KABUL (REUTERS) – Al-Qaeda chief Ayman al-Zawahiri, who had a US$25 million (S$34.50 million) US bounty on his head, survived years in Afghanistan’s rugged mountains, but his last months were spent in an upscale Kabul neighbourhood where top officials from the Taliban also live.

US officials said Hellfire missiles from a US drone killed the 71-year-old when he came out on the balcony of a safe house in Kabul on Sunday morning.

US President Joe Biden said no civilians were killed.

The Taliban confirmed an air strike on a residential house in the Sherpoor area of Kabul, but said there were no casualties.

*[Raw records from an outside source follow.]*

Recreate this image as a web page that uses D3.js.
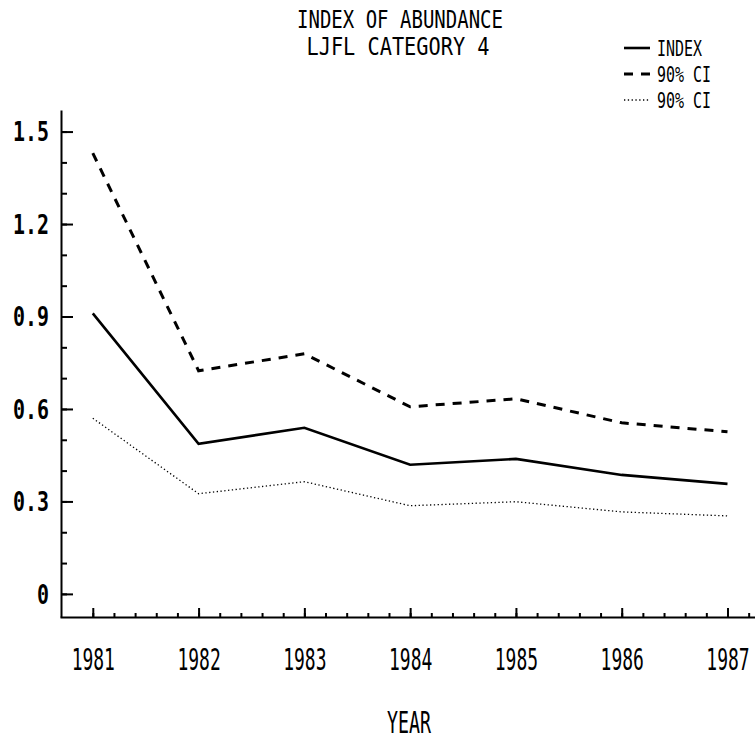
<!DOCTYPE html>
<html>
<head>
    <title>Index of Abundance</title>
    <script src="https://d3js.org/d3.v7.min.js"></script>
    <style>
        body { margin: 0; background: #fff; }
        text {
            font-family: "DejaVu Sans Mono", monospace;
            fill: #000;
        }
        .axis path,
        .axis line {
            fill: none;
            stroke: #000;
            stroke-width: 2;
        }
    </style>
</head>
<body>
<div id="chart"></div>

<script>
    // values
    var years = [1981, 1982, 1983, 1984, 1985, 1986, 1987];
    var indexVals = [0.910, 0.487, 0.539, 0.419, 0.438, 0.386, 0.357];
    var upperCI = [1.430, 0.724, 0.779, 0.607, 0.633, 0.555, 0.526];
    var lowerCI = [0.570, 0.325, 0.364, 0.286, 0.299, 0.266, 0.253];

    var yTicks = [0, 0.3, 0.6, 0.9, 1.2, 1.5];
    var yTickLabels = ["0", "0.3", "0.6", "0.9", "1.2", "1.5"];
    var legendLabels = ["INDEX", "90% CI", "90% CI"];

    var width = 755;
    var height = 742;

    var svg = d3.select("#chart").append("svg")
        .attr("width", width)
        .attr("height", height);

    var x = d3.scaleLinear()
        .domain([1980.69, 1987.26])
        .range([60, 755]);

    var y = d3.scaleLinear()
        .domain([-0.075, 1.57])
        .range([617, 110]);

    // minor ticks on y (every 0.1)
    svg.append("g")
        .attr("class", "axis")
        .attr("transform", "translate(61,0)")
        .call(d3.axisLeft(y).tickValues(d3.range(0, 1.55, 0.1)).tickSize(-6).tickFormat(""))
        .select(".domain").remove();

    // main y axis
    var yAxis = svg.append("g")
        .attr("class", "axis")
        .attr("transform", "translate(61,0)")
        .call(d3.axisLeft(y)
            .tickValues(yTicks)
            .tickSize(-12)
            .tickSizeOuter(0)
            .tickPadding(12)
            .tickFormat(function(d, i) { return yTickLabels[i]; }));
    yAxis.selectAll("text")
        .style("font-size", "26px")
        .style("font-weight", "bold")
        .attr("dy", "0.36em")
        .attr("textLength", function(d, i) { return yTickLabels[i].length > 1 ? 36 : 12; })
        .attr("lengthAdjust", "spacingAndGlyphs");

    // minor ticks on x (every 0.2 year)
    svg.append("g")
        .attr("class", "axis")
        .attr("transform", "translate(0,617)")
        .call(d3.axisBottom(x).tickValues(d3.range(1981, 1987.25, 0.2)).tickSize(-4).tickFormat(""))
        .select(".domain").remove();

    // main x axis
    var xAxis = svg.append("g")
        .attr("class", "axis")
        .attr("transform", "translate(0,617)")
        .call(d3.axisBottom(x)
            .tickValues(years)
            .tickSize(-9)
            .tickSizeOuter(0)
            .tickPadding(31)
            .tickFormat(d3.format("d")));
    // narrow plotter-style digits
    xAxis.selectAll("text")
        .style("font-size", "31px")
        .attr("transform", "scale(0.58,1)");
    xAxis.select(".domain").attr("stroke-width", 2.5);

    var line = d3.line()
        .x(function(d, i) { return x(years[i]); })
        .y(function(d) { return y(d); });

    // upper CI - dashed
    svg.append("path")
        .datum(upperCI)
        .attr("d", line)
        .attr("fill", "none")
        .attr("stroke", "#000")
        .attr("stroke-width", 3)
        .attr("stroke-dasharray", "9,8");

    // index - solid
    svg.append("path")
        .datum(indexVals)
        .attr("d", line)
        .attr("fill", "none")
        .attr("stroke", "#000")
        .attr("stroke-width", 2.6);

    // lower CI - dotted
    svg.append("path")
        .datum(lowerCI)
        .attr("d", line)
        .attr("fill", "none")
        .attr("stroke", "#000")
        .attr("stroke-width", 1.3)
        .attr("stroke-dasharray", "1.3,2.5");

    // titles
    svg.append("text")
        .attr("x", 400).attr("y", 28)
        .attr("text-anchor", "middle")
        .style("font-size", "24px")
        .attr("textLength", 206)
        .attr("lengthAdjust", "spacingAndGlyphs")
        .text("INDEX OF ABUNDANCE");

    svg.append("text")
        .attr("x", 398).attr("y", 55)
        .attr("text-anchor", "middle")
        .style("font-size", "24px")
        .attr("textLength", 183)
        .attr("lengthAdjust", "spacingAndGlyphs")
        .text("LJFL CATEGORY 4");

    svg.append("text")
        .attr("x", 409).attr("y", 733)
        .attr("text-anchor", "middle")
        .style("font-size", "30px")
        .attr("textLength", 44)
        .attr("lengthAdjust", "spacingAndGlyphs")
        .text("YEAR");

    // legend
    var legendStyles = [
        { w: 2.6, dash: null },
        { w: 3, dash: "9,8" },
        { w: 1.3, dash: "1.3,2.5" }
    ];
    var legend = svg.selectAll(".legend")
        .data(legendLabels)
        .enter().append("g")
        .attr("class", "legend")
        .attr("transform", function(d, i) { return "translate(0," + (48 + i * 26) + ")"; });

    legend.append("line")
        .attr("x1", 624).attr("x2", 650)
        .attr("stroke", "#000")
        .attr("stroke-width", function(d, i) { return legendStyles[i].w; })
        .attr("stroke-dasharray", function(d, i) { return legendStyles[i].dash; });

    legend.append("text")
        .attr("x", 657).attr("y", 8)
        .style("font-size", "21px")
        .attr("textLength", function(d) { return d.length * 9; })
        .attr("lengthAdjust", "spacingAndGlyphs")
        .text(function(d) { return d; });
</script>
</body>
</html>
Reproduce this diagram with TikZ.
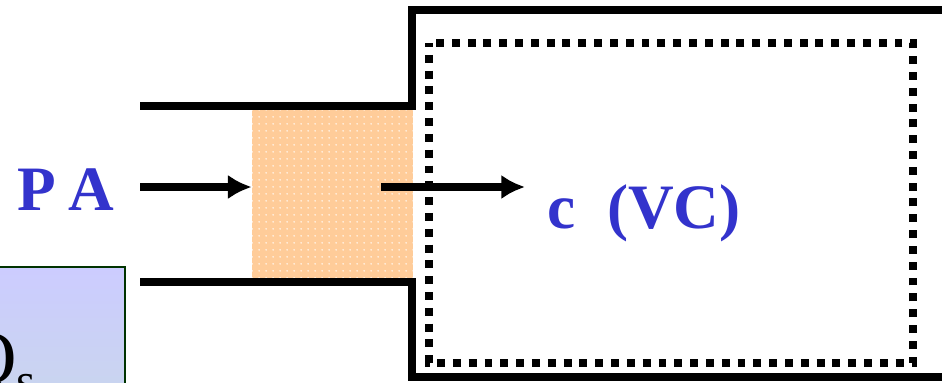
\documentclass[tikz,border=0pt]{standalone}
\usepackage{fontspec}
\setmainfont{Liberation Serif}
\usetikzlibrary{arrows.meta,patterns.meta,positioning}

\definecolor{labelblue}{RGB}{51,51,204}
\definecolor{slugfill}{RGB}{255,204,153}
\definecolor{boxgreen}{RGB}{0,51,0}
\definecolor{boxtop}{RGB}{204,204,255}
\definecolor{boxbottom}{RGB}{200,216,232}

\tikzset{
  wall/.style={line width=5pt, line join=miter},
  flow/.style={line width=5pt, -{Latex[length=13.5pt,width=14pt]}},
  volume/.style={line width=4.5pt, dash pattern=on 4.5pt off 4.5pt, dash phase=2.25pt},
  bigtext/.style={font=\fontsize{36}{40}\selectfont\bfseries, text=labelblue, inner sep=0pt},
  slugbox/.style={draw=none, minimum width=3.22cm, minimum height=3.36cm,
    preaction={fill=slugfill}, pattern={Dots[distance=4pt, radius=0.55pt]},
    pattern color=white!80!slugfill},
}

\begin{document}
\begin{tikzpicture}[x=0.02cm, y=-0.02cm]
  \path[use as bounding box, clip] (0,0) rectangle (945,382);

  % Slug of fluid in the pipe
  \node[slugbox] (slug) at (332.5,194) {};

  % Pipe and vessel walls
  \draw[wall] (140,106) -- (412,106) -- (412,10) -- (942,10);
  \draw[wall] (140,282) -- (412,282) -- (412,377) -- (942,377);

  % Control volume
  \draw[volume] (429,43) rectangle (913,363);

  % Labels
  \node[bigtext, anchor=base west] (pa) at (17,210) {P\hspace{7pt}A};
  \node[bigtext, anchor=base west] (cvc) at (547,228) {c\ \ (VC)};

  % Flow arrows
  \coordinate (inlet) at (140,187);
  \coordinate (outstart) at (381,187);
  \coordinate (outend) at (525,187);
  \draw[flow] (inlet) -- (inlet -| slug.west);
  \draw[flow] (outstart) -- (outend);

  % Q_s box, cut by the border
  \draw[boxgreen, line width=1.1pt, top color=boxtop, bottom color=boxbottom]
    (-60,267) rectangle (125,440);
  \node[anchor=base west, inner sep=0pt, font=\fontsize{43}{46}\selectfont] (qs)
    at (-38,383) {Q\raisebox{-8pt}{\fontsize{28}{30}\selectfont s}};
\end{tikzpicture}
\end{document}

Zawahiri moved to a “very safe place” in Kabul a few months after the Taliban took control of Afghanistan in August last year, a senior leader of the radical group told Reuters on Tuesday (Aug 2) on the condition of anonymity.

Taliban spokesperson Zabihullah Mujahid condemned the drone strike and called it a violation of “international principles”.

Two Taliban spokesmen did not respond to Reuters request seeking details about Zawahiri’s death.

Unverified pictures on social media of what was described as the target of the attack showed shattered windows of a pink building, its fences topped with rolls of barbed wires.

The house appeared two to three stories tall and ringed by trees.

Sherpoor is a quiet, leafy part of Kabul with large houses, where former Afghan general and ethnic Uzbek strongman Abdul Rashid Dostum had lived, among other local dignitaries.

Some houses have swimming pools in their attached gardens.

US and Nato embassies are within a few km of the area.